MATERIAL PROVIDED |
━━━━
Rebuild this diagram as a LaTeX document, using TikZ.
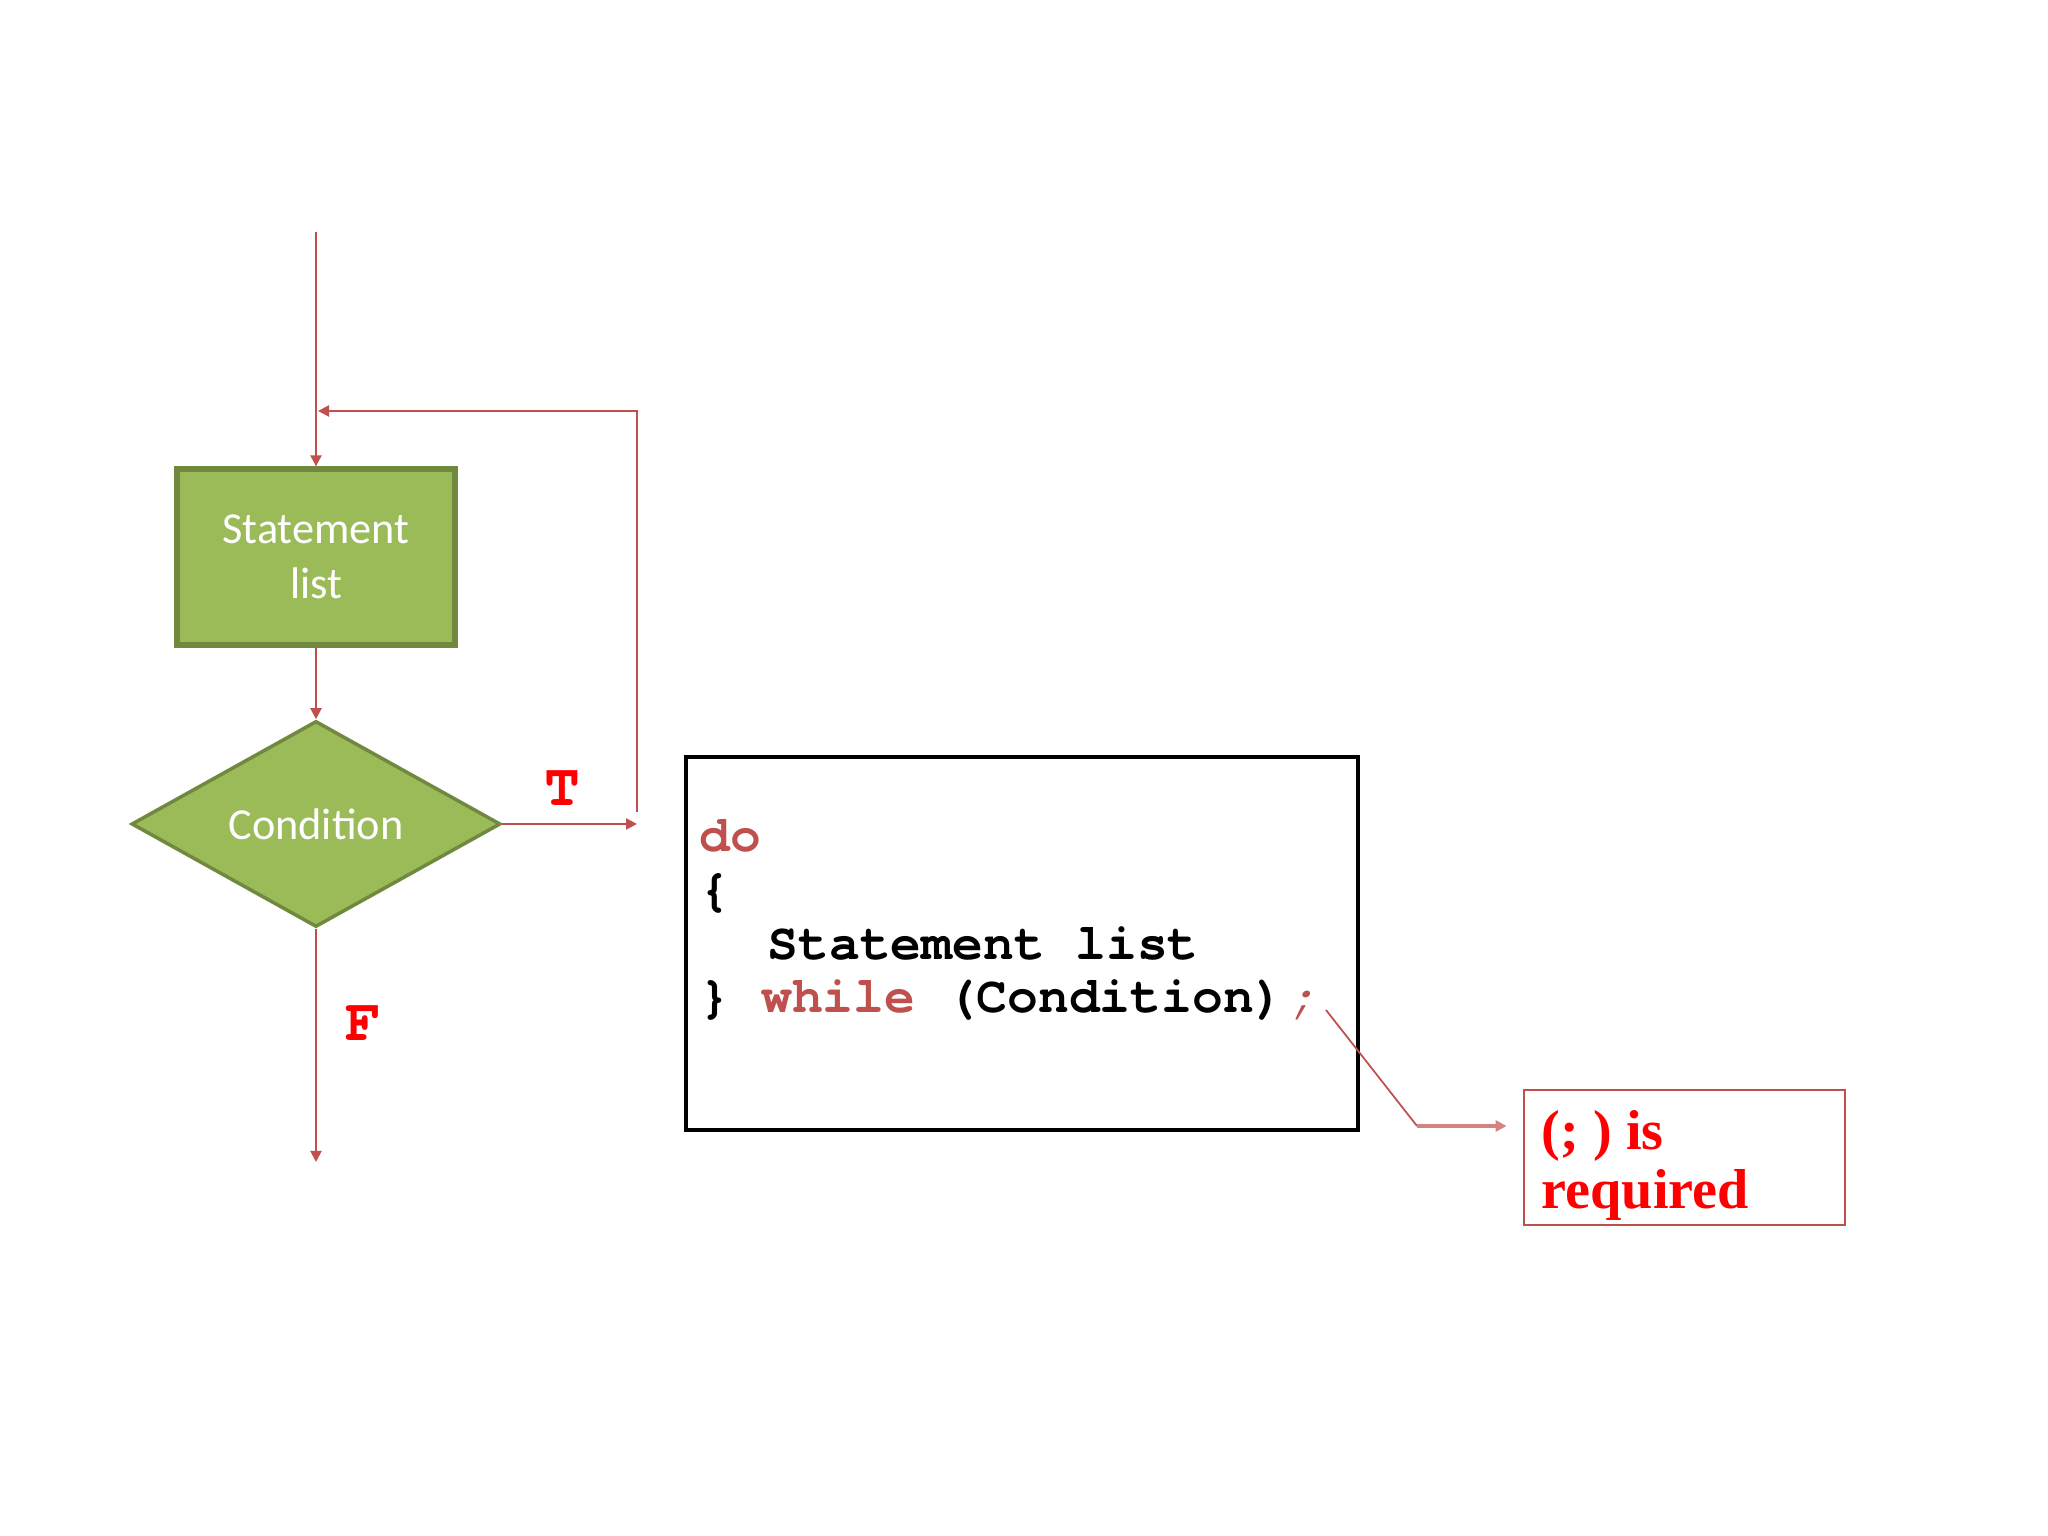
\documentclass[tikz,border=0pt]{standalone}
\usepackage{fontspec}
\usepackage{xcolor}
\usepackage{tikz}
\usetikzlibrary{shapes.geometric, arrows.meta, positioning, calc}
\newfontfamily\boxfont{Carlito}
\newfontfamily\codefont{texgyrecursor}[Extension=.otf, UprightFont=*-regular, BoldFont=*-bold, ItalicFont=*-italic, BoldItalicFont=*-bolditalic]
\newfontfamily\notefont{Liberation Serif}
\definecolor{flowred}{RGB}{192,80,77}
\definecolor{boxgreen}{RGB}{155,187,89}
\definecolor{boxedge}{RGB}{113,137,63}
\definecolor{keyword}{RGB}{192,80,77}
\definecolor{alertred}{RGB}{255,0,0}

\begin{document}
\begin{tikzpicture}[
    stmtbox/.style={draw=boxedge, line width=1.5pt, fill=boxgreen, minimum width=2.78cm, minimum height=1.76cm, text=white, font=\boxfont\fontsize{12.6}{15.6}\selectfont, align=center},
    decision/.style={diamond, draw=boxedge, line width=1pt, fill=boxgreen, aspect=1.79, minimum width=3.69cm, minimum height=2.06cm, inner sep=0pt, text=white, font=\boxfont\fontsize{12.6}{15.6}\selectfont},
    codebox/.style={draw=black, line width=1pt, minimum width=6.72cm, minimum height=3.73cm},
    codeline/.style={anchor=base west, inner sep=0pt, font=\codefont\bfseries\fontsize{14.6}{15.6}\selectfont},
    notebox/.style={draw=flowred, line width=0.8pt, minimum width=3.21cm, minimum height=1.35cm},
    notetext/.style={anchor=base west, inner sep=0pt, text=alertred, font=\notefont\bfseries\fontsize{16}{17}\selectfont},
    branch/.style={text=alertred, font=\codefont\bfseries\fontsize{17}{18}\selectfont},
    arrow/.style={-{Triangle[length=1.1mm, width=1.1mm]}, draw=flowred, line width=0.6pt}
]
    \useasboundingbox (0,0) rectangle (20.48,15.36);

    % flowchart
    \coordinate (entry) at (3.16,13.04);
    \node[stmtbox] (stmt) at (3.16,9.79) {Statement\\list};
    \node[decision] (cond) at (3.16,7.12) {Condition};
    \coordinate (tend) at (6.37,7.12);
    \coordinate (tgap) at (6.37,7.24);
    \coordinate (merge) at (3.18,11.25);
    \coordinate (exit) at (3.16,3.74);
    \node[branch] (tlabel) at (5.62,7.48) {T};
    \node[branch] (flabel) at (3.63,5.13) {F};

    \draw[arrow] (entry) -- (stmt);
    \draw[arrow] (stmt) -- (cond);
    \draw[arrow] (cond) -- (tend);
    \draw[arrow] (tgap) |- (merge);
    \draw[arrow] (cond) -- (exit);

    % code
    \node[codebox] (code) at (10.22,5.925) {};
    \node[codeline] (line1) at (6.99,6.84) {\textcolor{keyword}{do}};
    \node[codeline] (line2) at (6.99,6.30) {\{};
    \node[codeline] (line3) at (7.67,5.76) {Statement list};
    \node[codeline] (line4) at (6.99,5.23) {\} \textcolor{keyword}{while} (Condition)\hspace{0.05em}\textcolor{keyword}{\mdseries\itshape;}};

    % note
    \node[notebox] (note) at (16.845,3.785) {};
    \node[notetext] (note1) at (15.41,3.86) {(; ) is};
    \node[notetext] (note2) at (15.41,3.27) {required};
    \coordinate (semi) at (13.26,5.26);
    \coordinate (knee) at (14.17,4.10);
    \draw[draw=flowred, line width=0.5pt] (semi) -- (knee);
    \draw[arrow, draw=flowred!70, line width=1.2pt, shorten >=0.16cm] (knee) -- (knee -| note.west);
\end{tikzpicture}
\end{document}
━━━━
All of the data needs repeating exactly, but the pictures do not.

OUTPUT BELOW |
Rebuild this diagram as a LaTeX document, using TikZ.
\documentclass[tikz,border=0pt]{standalone}
\usepackage{fontspec}
\usepackage{xcolor}
\usepackage{tikz}
\usetikzlibrary{shapes.geometric, arrows.meta, positioning, calc}
\newfontfamily\boxfont{Carlito}
\newfontfamily\codefont{texgyrecursor}[Extension=.otf, UprightFont=*-regular, BoldFont=*-bold, ItalicFont=*-italic, BoldItalicFont=*-bolditalic]
\newfontfamily\notefont{Liberation Serif}
\definecolor{flowred}{RGB}{192,80,77}
\definecolor{boxgreen}{RGB}{155,187,89}
\definecolor{boxedge}{RGB}{113,137,63}
\definecolor{keyword}{RGB}{192,80,77}
\definecolor{alertred}{RGB}{255,0,0}

\begin{document}
\begin{tikzpicture}[
    stmtbox/.style={draw=boxedge, line width=1.5pt, fill=boxgreen, minimum width=2.78cm, minimum height=1.76cm, text=white, font=\boxfont\fontsize{12.6}{15.6}\selectfont, align=center},
    decision/.style={diamond, draw=boxedge, line width=1pt, fill=boxgreen, aspect=1.79, minimum width=3.69cm, minimum height=2.06cm, inner sep=0pt, text=white, font=\boxfont\fontsize{12.6}{15.6}\selectfont},
    codebox/.style={draw=black, line width=1pt, minimum width=6.72cm, minimum height=3.73cm},
    codeline/.style={anchor=base west, inner sep=0pt, font=\codefont\bfseries\fontsize{14.6}{15.6}\selectfont},
    notebox/.style={draw=flowred, line width=0.8pt, minimum width=3.21cm, minimum height=1.35cm},
    notetext/.style={anchor=base west, inner sep=0pt, text=alertred, font=\notefont\bfseries\fontsize{16}{17}\selectfont},
    branch/.style={text=alertred, font=\codefont\bfseries\fontsize{17}{18}\selectfont},
    arrow/.style={-{Triangle[length=1.1mm, width=1.1mm]}, draw=flowred, line width=0.6pt}
]
    \useasboundingbox (0,0) rectangle (20.48,15.36);

    % flowchart
    \coordinate (entry) at (3.16,13.04);
    \node[stmtbox] (stmt) at (3.16,9.79) {Statement\\list};
    \node[decision] (cond) at (3.16,7.12) {Condition};
    \coordinate (tend) at (6.37,7.12);
    \coordinate (tgap) at (6.37,7.24);
    \coordinate (merge) at (3.18,11.25);
    \coordinate (exit) at (3.16,3.74);
    \node[branch] (tlabel) at (5.62,7.48) {T};
    \node[branch] (flabel) at (3.63,5.13) {F};

    \draw[arrow] (entry) -- (stmt);
    \draw[arrow] (stmt) -- (cond);
    \draw[arrow] (cond) -- (tend);
    \draw[arrow] (tgap) |- (merge);
    \draw[arrow] (cond) -- (exit);

    % code
    \node[codebox] (code) at (10.22,5.925) {};
    \node[codeline] (line1) at (6.99,6.84) {\textcolor{keyword}{do}};
    \node[codeline] (line2) at (6.99,6.30) {\{};
    \node[codeline] (line3) at (7.67,5.76) {Statement list};
    \node[codeline] (line4) at (6.99,5.23) {\} \textcolor{keyword}{while} (Condition)\hspace{0.05em}\textcolor{keyword}{\mdseries\itshape;}};

    % note
    \node[notebox] (note) at (16.845,3.785) {};
    \node[notetext] (note1) at (15.41,3.86) {(; ) is};
    \node[notetext] (note2) at (15.41,3.27) {required};
    \coordinate (semi) at (13.26,5.26);
    \coordinate (knee) at (14.17,4.10);
    \draw[draw=flowred, line width=0.5pt] (semi) -- (knee);
    \draw[arrow, draw=flowred!70, line width=1.2pt, shorten >=0.16cm] (knee) -- (knee -| note.west);
\end{tikzpicture}
\end{document}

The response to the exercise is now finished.